====== RECORDS PROVIDED

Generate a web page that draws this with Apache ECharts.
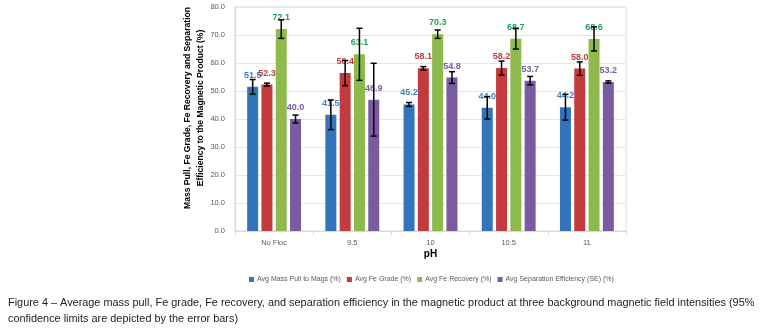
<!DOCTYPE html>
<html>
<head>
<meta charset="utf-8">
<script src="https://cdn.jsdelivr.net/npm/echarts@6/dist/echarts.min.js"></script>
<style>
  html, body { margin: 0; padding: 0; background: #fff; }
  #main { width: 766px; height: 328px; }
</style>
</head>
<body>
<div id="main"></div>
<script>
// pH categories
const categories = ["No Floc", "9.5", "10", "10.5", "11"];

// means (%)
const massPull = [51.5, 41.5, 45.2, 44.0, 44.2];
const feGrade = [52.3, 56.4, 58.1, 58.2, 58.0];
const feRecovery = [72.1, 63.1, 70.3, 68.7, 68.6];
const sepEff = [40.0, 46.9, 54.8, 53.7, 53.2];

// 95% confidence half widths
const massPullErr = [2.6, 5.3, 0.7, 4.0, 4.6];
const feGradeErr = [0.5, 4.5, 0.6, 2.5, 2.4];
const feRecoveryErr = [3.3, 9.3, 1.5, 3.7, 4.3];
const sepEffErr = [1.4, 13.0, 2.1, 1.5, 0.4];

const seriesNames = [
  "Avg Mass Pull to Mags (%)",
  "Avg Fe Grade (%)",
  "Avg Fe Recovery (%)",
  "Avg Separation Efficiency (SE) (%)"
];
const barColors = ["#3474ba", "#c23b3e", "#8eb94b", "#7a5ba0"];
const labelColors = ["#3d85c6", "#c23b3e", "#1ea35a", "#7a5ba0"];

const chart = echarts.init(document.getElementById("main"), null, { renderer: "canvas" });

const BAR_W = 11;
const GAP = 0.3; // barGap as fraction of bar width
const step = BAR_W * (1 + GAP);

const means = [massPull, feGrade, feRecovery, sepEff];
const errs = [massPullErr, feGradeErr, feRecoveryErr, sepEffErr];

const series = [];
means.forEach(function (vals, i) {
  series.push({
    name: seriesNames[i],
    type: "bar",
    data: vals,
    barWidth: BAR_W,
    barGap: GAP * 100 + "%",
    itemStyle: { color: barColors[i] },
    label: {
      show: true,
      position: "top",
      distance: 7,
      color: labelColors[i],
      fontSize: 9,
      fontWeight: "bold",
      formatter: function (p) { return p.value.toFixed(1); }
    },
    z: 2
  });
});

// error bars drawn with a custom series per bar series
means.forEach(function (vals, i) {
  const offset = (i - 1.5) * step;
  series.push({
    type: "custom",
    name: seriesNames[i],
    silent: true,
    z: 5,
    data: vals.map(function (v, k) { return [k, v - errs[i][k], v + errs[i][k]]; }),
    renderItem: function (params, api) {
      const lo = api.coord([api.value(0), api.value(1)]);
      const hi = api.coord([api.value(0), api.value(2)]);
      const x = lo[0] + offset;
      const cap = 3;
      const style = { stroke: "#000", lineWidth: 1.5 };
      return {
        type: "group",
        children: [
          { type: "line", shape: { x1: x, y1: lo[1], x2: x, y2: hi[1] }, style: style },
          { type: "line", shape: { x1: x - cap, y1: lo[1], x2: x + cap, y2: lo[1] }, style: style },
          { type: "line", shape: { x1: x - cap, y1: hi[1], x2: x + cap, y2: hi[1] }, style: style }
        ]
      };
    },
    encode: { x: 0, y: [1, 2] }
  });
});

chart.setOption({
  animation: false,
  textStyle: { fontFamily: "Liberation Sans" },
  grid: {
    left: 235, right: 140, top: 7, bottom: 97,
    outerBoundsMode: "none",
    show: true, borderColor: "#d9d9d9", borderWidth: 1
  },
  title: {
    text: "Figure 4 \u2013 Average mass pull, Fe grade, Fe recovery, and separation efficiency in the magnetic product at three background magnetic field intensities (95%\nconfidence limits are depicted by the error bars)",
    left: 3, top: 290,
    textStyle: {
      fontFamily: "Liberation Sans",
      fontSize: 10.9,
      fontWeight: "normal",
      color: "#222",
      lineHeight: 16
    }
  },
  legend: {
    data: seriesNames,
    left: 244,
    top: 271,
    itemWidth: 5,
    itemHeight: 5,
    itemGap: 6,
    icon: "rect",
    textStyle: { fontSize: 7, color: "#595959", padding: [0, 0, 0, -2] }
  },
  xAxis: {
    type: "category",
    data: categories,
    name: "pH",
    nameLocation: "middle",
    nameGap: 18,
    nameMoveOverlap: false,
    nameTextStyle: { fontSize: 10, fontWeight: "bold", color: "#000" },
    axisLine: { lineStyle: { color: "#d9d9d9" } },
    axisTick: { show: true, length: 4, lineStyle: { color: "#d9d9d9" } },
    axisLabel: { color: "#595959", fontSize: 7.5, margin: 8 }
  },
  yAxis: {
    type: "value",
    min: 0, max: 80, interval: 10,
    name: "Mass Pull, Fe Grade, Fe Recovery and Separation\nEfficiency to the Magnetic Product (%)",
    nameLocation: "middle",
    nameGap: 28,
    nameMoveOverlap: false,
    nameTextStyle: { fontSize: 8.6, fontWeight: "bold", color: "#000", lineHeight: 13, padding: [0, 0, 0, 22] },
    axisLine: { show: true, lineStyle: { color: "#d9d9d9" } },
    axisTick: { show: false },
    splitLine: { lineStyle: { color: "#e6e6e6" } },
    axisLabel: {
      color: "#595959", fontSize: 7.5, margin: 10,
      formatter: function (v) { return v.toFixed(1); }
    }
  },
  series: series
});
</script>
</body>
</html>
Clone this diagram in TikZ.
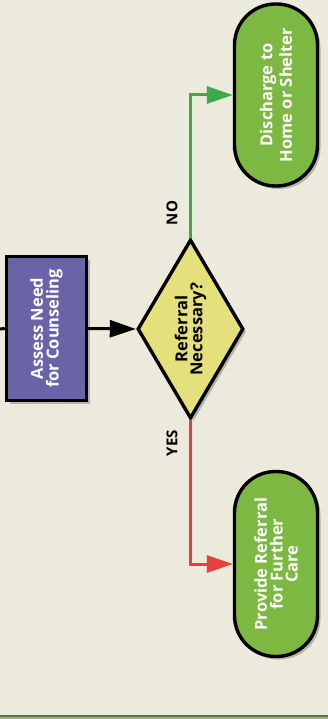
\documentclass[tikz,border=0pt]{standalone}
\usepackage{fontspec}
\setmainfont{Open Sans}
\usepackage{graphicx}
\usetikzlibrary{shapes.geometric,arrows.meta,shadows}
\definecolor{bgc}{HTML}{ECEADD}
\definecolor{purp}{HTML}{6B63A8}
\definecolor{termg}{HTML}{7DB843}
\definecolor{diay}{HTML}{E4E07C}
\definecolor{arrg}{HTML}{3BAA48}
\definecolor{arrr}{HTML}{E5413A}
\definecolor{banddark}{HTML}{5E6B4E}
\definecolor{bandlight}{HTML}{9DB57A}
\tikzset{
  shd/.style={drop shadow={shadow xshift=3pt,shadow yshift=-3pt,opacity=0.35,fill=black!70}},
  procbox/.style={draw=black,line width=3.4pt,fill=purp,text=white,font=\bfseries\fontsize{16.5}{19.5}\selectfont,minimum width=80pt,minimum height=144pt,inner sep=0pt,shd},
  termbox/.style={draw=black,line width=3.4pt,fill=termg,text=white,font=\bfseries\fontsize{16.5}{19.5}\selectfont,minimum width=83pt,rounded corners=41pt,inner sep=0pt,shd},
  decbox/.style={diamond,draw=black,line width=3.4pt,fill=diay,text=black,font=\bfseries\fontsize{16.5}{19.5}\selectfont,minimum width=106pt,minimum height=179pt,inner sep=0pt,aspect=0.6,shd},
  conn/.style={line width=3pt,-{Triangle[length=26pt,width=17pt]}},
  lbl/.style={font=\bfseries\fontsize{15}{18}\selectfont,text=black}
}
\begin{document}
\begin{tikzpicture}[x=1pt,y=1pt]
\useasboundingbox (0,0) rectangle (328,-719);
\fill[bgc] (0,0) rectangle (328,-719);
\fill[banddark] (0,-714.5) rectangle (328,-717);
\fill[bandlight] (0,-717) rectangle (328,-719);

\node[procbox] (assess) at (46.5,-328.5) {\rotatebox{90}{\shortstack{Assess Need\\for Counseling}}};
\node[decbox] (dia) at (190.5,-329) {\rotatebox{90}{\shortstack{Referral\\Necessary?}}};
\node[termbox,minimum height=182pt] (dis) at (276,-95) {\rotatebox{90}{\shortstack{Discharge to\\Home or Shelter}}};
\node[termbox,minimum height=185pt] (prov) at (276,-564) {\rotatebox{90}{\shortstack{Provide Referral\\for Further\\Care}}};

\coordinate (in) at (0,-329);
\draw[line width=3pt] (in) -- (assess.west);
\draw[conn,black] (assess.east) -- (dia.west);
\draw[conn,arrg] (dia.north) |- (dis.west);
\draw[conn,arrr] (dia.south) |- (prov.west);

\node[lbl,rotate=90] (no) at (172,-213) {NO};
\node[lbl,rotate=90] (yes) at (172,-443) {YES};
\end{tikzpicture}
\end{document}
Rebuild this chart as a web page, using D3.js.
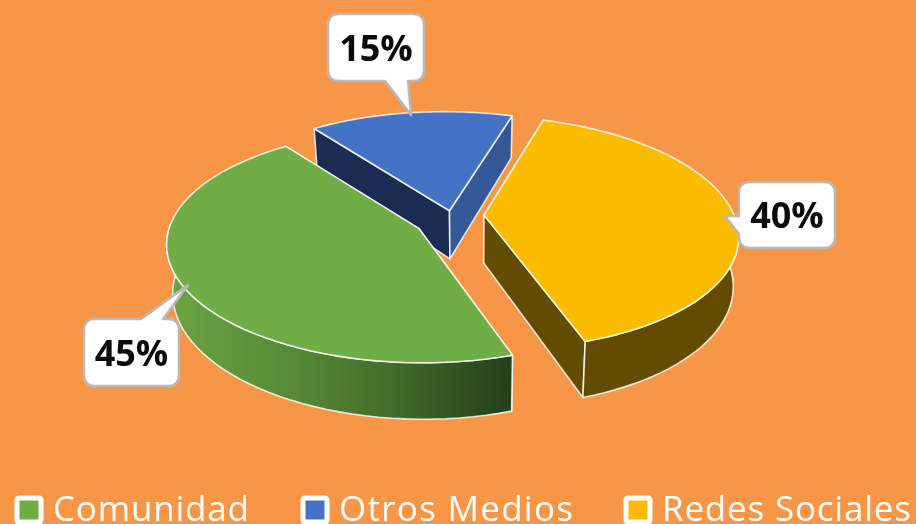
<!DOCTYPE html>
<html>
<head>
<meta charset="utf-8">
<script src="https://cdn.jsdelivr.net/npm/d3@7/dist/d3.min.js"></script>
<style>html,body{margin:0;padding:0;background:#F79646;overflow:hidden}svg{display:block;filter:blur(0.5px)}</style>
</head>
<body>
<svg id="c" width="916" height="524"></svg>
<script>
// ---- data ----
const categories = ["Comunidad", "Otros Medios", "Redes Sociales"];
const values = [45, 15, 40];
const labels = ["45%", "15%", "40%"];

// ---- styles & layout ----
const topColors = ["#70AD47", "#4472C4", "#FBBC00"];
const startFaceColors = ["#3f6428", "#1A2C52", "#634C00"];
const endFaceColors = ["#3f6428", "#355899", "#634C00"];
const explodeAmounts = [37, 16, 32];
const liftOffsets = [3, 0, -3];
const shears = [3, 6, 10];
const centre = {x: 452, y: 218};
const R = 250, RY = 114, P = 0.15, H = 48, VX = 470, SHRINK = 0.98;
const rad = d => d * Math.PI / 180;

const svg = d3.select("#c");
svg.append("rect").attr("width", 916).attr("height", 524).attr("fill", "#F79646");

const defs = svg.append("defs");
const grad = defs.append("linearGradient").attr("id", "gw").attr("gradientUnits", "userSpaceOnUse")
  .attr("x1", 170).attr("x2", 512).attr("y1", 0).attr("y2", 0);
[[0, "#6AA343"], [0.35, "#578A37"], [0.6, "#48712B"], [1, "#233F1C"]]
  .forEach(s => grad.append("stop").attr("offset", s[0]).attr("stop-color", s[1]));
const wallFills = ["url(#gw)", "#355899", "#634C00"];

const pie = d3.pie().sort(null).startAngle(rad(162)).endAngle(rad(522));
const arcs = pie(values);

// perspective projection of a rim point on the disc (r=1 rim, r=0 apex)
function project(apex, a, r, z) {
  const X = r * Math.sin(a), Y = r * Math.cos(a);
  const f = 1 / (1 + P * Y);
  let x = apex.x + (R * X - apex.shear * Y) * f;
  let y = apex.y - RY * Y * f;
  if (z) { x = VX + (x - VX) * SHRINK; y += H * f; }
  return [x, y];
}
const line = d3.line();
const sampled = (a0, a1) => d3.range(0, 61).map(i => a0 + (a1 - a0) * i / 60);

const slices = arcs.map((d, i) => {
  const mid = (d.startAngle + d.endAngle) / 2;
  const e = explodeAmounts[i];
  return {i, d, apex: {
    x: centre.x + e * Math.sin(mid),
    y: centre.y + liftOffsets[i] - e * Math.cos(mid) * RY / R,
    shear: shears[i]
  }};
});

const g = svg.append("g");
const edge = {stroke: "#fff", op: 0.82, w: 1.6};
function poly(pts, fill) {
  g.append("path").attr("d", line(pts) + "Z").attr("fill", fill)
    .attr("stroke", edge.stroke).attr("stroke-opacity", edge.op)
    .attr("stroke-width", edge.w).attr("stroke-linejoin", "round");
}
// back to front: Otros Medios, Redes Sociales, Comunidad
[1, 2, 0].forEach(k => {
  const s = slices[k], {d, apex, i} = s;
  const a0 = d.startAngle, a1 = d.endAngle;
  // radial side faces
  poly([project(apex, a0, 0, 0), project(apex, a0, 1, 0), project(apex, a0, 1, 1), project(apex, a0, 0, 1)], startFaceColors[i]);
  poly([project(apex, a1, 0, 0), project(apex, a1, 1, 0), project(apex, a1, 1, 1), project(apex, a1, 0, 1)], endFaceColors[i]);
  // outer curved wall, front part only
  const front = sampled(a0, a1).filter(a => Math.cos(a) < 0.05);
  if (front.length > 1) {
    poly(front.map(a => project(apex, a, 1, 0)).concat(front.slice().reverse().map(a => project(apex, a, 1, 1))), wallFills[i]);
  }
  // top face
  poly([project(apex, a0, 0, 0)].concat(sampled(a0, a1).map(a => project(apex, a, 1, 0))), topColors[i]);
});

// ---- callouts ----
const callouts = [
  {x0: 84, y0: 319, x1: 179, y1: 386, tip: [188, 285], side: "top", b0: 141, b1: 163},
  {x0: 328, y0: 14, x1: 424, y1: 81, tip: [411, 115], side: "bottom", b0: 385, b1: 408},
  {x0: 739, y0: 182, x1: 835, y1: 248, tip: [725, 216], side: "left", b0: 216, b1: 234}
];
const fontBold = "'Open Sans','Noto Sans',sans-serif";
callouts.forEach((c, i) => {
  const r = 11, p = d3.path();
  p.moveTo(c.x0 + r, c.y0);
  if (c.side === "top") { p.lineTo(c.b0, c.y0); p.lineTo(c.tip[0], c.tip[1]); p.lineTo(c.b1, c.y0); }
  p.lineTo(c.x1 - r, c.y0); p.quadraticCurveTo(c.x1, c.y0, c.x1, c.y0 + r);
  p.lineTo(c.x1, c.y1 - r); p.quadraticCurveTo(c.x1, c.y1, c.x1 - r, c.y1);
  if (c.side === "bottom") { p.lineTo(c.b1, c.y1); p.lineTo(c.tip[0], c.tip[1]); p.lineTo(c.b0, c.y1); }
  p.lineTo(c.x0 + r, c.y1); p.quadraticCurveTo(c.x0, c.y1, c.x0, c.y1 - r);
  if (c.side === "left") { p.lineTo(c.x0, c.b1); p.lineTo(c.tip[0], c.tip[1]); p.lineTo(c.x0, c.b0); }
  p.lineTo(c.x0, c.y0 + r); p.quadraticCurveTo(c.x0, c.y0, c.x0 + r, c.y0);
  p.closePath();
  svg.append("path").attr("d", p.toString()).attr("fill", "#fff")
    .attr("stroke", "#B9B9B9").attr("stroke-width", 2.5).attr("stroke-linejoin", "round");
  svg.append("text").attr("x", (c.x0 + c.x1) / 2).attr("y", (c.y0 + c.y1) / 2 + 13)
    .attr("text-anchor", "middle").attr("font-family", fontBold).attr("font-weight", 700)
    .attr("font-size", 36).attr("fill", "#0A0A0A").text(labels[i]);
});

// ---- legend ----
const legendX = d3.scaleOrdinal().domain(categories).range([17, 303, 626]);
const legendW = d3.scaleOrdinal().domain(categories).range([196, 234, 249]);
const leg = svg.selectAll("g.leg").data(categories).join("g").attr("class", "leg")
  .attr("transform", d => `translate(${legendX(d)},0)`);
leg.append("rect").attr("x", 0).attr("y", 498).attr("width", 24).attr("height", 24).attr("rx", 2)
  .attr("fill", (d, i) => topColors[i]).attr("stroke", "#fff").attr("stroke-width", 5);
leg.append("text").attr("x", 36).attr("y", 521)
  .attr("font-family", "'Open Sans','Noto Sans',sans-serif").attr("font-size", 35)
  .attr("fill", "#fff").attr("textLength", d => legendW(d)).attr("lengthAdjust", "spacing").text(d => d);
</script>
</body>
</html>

============

PROBLEM TO WORK ON: With the pictures left out, restate word for word every line of the data above, from the first down to the line that contains "feGradeErr, feRecoveryErr, sepEffErr];".

TASK RESULT:
Generate a web page that draws this with Apache ECharts.
<!DOCTYPE html>
<html>
<head>
<meta charset="utf-8">
<script src="https://cdn.jsdelivr.net/npm/echarts@6/dist/echarts.min.js"></script>
<style>
  html, body { margin: 0; padding: 0; background: #fff; }
  #main { width: 766px; height: 328px; }
</style>
</head>
<body>
<div id="main"></div>
<script>
// pH categories
const categories = ["No Floc", "9.5", "10", "10.5", "11"];

// means (%)
const massPull = [51.5, 41.5, 45.2, 44.0, 44.2];
const feGrade = [52.3, 56.4, 58.1, 58.2, 58.0];
const feRecovery = [72.1, 63.1, 70.3, 68.7, 68.6];
const sepEff = [40.0, 46.9, 54.8, 53.7, 53.2];

// 95% confidence half widths
const massPullErr = [2.6, 5.3, 0.7, 4.0, 4.6];
const feGradeErr = [0.5, 4.5, 0.6, 2.5, 2.4];
const feRecoveryErr = [3.3, 9.3, 1.5, 3.7, 4.3];
const sepEffErr = [1.4, 13.0, 2.1, 1.5, 0.4];

const seriesNames = [
  "Avg Mass Pull to Mags (%)",
  "Avg Fe Grade (%)",
  "Avg Fe Recovery (%)",
  "Avg Separation Efficiency (SE) (%)"
];
const barColors = ["#3474ba", "#c23b3e", "#8eb94b", "#7a5ba0"];
const labelColors = ["#3d85c6", "#c23b3e", "#1ea35a", "#7a5ba0"];

const chart = echarts.init(document.getElementById("main"), null, { renderer: "canvas" });

const BAR_W = 11;
const GAP = 0.3; // barGap as fraction of bar width
const step = BAR_W * (1 + GAP);

const means = [massPull, feGrade, feRecovery, sepEff];
const errs = [massPullErr, feGradeErr, feRecoveryErr, sepEffErr];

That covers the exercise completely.